By the time 2026 rolls around, it’s hard to recognize @Yield Guild Games from the simple “scholarship guild” people first heard about during the play-to-earn boom. What began as a coordinated way to rent NFTs to players has been pulled apart, reassembled, and progressively formalized into something closer to a protocol layer for Web3 games than a traditional community. The transformation didn’t happen overnight. It came from a series of realizations about what actually breaks in Web3 gaming and who is in the best position to fix it.

In the early days, YGG’s power came from access. The guild pooled capital, acquired in-game assets, and matched them with players who couldn’t afford the upfront cost. It made sense in a bull market, but the model had a built-in ceiling. Revenues depended heavily on a handful of games and fragile token economies. When those faltered, the “scholarship” framing stopped looking like innovation and more like leverage on game-specific risk. YGG could either cling to that model or accept that its real asset wasn’t the NFTs—it was the network of players, organizers, and data it had built around them.

The pivot toward becoming a protocol began with reputation. The Guild Advancement Program, originally launched as a way to reward early community members, quietly became a prototype for an on-chain résumé system, tracking how players moved through quests, games, and roles over time. It turned out that proving someone had shown up, learned a game, and contributed to a community was more durable than proving they held a particular asset. By 2024, this thinking crystallized in the Guild Protocol concept and the evolution from a single guild into the first Web3 protocol designed to enable the creation and growth of on-chain guilds, not just one.

From there, the architecture started to look less like a DAO with a big treasury and more like a stack. At the bottom sits identity and reputation: wallets enriched with history—quests completed, tournaments played, roles held across different games and sub-communities. Above that, a quest and rewards engine that lets studios and ecosystem partners design missions, align incentives, and route value to the exact kinds of players they want to attract. On top of it all, a mesh of subDAOs and regional guilds that localize culture, language, and operations while still plugging into the same shared rails.

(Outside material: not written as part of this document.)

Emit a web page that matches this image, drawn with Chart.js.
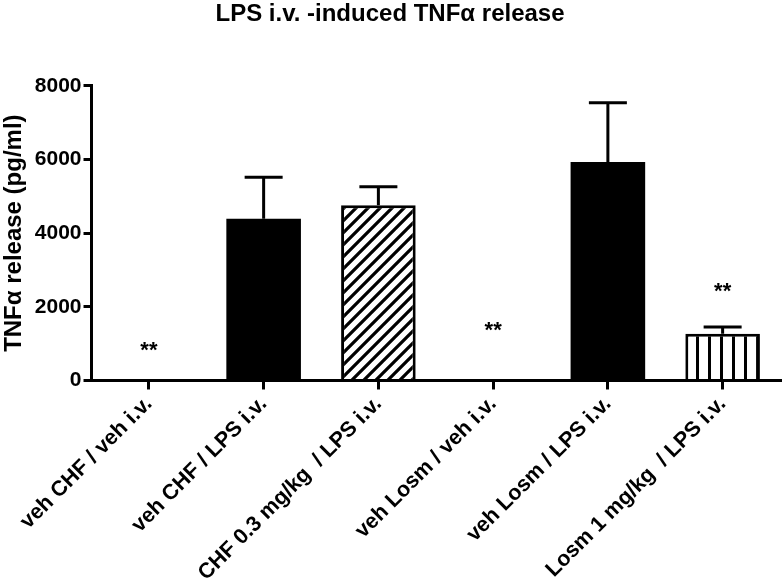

For developers, this matters because distribution is no longer just a marketing problem; it’s a protocol problem. A new game can integrate with YGG’s infrastructure and instantly reach a network that already understands wallets, gas, and on-chain assets, instead of trying to teach these concepts from scratch. YGG’s partnerships and investments across gaming projects and infrastructure—ranging from game studios to identity and data layers—reinforce this role, positioning it as a strategic allocator that helps shape the broader stack developers depend on.

On the technical side, the integration with Immutable’s Passport and zkEVM stack is a good example of how this “central protocol” role shows up in practice. Rather than building its own chain from scratch, YGG leans on a specialized gaming infrastructure and focuses on what it does best: connecting players, reputation, and incentives. The collaboration aims to give studios a path where user onboarding, wallet creation, and scaling are handled under the hood, while YGG pipes in players, quests, and liquidity. In parallel, the rise of Layer 3 gaming networks—like the Yaiba L3 where YGG Japan is involved—pushes more of the action into high-throughput, game-optimized environments, with YGG acting as the social and economic bridge between them.

By late 2025, YGG’s own ecosystem reflects this shift. It isn’t just brokering access to games; it’s curating them, hosting massive player-focused events, and giving creators and studios a live stage to test ideas with real players. The YGG Play Summit in Manila has grown into a flagship gathering where thousands attend in person and many more participate online, blending esports, community meetups, and developer showcases in a single venue. The YGG Play Launchpad extends this into a structured pipeline for new titles and tokens, giving developers a way to bring their projects to a battle-tested audience that actually plays, not just speculates.

As this all matures into 2026, the phrase “central protocol for Web3 game development” doesn’t mean YGG dictates standards from above. It means that for many studios, plugging into YGG is the default move when they want a living player base, reputation-aware onboarding, and programmable incentives that actually reach the right people. Instead of each game trying to recruit, train, and retain its own fragmented community, they tap into a shared player network layer where reputation, identity, and incentives follow the person, not the title.

There’s still plenty of risk. Token prices remain volatile, and no protocol, no matter how sophisticated, can fully insulate players or developers from broader market cycles. YGG’s own token has seen dramatic swings over the years, reflecting both speculative cycles and the market’s evolving understanding of what the project is trying to become. But that volatility also forced a deeper question: if the narrative is only about “number go up,” the whole thing collapses when it doesn’t. The evolution toward infrastructure, reputation, and long-term partnerships is, in many ways, a direct response to that lesson.

What makes YGG’s trajectory in 2026 interesting isn’t just that it survived the play-to-earn crash or that it ships new features and partnerships. It’s that it has slowly repositioned itself where the real leverage is: between players, games, and the networks they run on. In that space, a protocol that understands human motivation, local culture, and on-chain mechanics at the same time can do more than just fund games. It can quietly shape how Web3 games are designed, launched, and sustained—turning a gaming guild from the bull market era into a piece of core infrastructure the next cycle will take for granted.